The paper showed there were “shocking differences in electricity [and gas prices] depending on where a customer lives in Europe”.
It challenged many of the preconceptions each country had about their own particular circumstances and laid them side by side to show illuminating comparisons. Thanks to this study, energy companies can be more readily accountable for their pricing.
Rate increases were common right across the board, but the amounts of increase differed. In Finland customers saw prices rise a massive 20% from 2010-11, whereas a home in Spain needed to find only an extra 15%
Customers in Denmark pay almost double the cost of the average European householder 30.47 euro cents per KWH where the average stood at 18.93 euro cents.
In struggling Greece a far more modest 12.70 euro cents, not much less than domestic customers in Great Britain who paid just 15.03 euro cents per kwh; half of what their Danish cousins were having to find each month.

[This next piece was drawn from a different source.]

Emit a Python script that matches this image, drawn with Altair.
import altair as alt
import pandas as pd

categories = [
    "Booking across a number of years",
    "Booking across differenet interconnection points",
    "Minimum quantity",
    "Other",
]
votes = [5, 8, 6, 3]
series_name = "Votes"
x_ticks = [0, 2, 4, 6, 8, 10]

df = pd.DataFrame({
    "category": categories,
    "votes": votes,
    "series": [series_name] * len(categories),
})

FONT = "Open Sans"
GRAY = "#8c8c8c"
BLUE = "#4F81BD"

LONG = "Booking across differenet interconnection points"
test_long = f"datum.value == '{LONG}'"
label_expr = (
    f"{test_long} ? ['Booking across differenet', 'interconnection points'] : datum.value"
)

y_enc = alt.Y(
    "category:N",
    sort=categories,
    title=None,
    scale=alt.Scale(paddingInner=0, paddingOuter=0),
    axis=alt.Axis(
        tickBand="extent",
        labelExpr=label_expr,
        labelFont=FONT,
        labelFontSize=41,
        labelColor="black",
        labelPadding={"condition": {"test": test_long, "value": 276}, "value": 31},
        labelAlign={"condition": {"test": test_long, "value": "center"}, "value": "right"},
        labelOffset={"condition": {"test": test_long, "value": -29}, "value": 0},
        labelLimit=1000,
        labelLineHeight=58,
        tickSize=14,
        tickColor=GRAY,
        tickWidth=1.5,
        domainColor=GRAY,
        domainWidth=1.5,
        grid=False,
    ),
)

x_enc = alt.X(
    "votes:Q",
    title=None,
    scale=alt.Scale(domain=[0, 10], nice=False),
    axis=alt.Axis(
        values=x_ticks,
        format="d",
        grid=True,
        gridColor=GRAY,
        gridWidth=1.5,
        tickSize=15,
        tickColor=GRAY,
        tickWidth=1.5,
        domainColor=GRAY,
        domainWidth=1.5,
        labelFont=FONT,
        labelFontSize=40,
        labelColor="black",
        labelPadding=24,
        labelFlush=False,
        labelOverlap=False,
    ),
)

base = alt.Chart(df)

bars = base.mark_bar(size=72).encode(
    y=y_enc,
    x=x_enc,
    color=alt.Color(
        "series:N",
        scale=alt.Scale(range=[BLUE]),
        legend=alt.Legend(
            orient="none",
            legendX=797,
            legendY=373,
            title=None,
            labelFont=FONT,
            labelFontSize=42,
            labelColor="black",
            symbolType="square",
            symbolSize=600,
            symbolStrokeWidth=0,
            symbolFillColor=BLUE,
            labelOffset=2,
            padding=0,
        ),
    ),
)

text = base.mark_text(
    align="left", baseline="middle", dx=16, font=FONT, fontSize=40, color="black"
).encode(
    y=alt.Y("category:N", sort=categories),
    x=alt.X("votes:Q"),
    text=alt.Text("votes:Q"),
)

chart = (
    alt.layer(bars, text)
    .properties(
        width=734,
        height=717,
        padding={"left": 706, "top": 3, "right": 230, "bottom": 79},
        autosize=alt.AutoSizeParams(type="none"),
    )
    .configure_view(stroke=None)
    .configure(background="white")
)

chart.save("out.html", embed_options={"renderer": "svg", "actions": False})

End user prices were analysed on percentage of cost attributed to fuel costs and how much went to distribution, VAT and other taxes. British customers were found to have the far greatest bang for their buck with 63% of the price paid coming from fuel costs. The government took 10% in taxes, 5% in VAT, and 22% made up distribution costs in the period examined.
In Denmark, by contrast, only 35% of electricity charges arise from fuel costs, 22% was attributed to distribution and the government profited by 35% for energy taxes and 20% in VAT. The average levels across Europe were as follows; 44% fuel costs, 31% for distribution, 12% for energy taxes and 14% VAT.
Interestingly, the report highlighted the differences in ease of predictions of the markets from wholesale energy prices. Whilst gas markets were easy to predict from the natural gas prices in the previous quarter, no such distinction could be made in the electricity markets.
What was seen as a watertight prediction was the certainty of continued escalation in prices. This was due, in the main, to the need for investment in renewable energy.
Suppliers have green targets which promise to completely overhaul the way we generate electricity in as little as forty years. Predictions show the likelihood of a huge 49% of our energy coming from wind turbines by the year 2050. If achieved, electricity prices are due to be increased by a terrifying 100%.
If, however plans diversify to include gargantuan solar plants which power water turbines to create electricity it could be the increases will stop at around 43%. These promise to outstrip the amount of electricity created by nuclear energy and coal.
So with prices rising, what can the average EU household do to protect their spending? Switching providers is the key. Many suppliers offer massive incentives to move, particularly to those who have never switched before, and even those who are not first timers can achieve savings of 10% or more.
It was found in Great Britain switching is commonplace and although the discounts are as readily available in other European countries, it is far less often taken advantage of. In fact, by switching electricity suppliers in 2011, there were possible average savings of 9% to be had. These had not been exploited by the majority of consumers outside Britain.
On every possible level it is advisable to compare prices across the board. Done with care and clear attention to accurate meter readings, changing suppliers is a must for any cost conscious householder. Even then the cheapest supplier is still going to cost more than last year.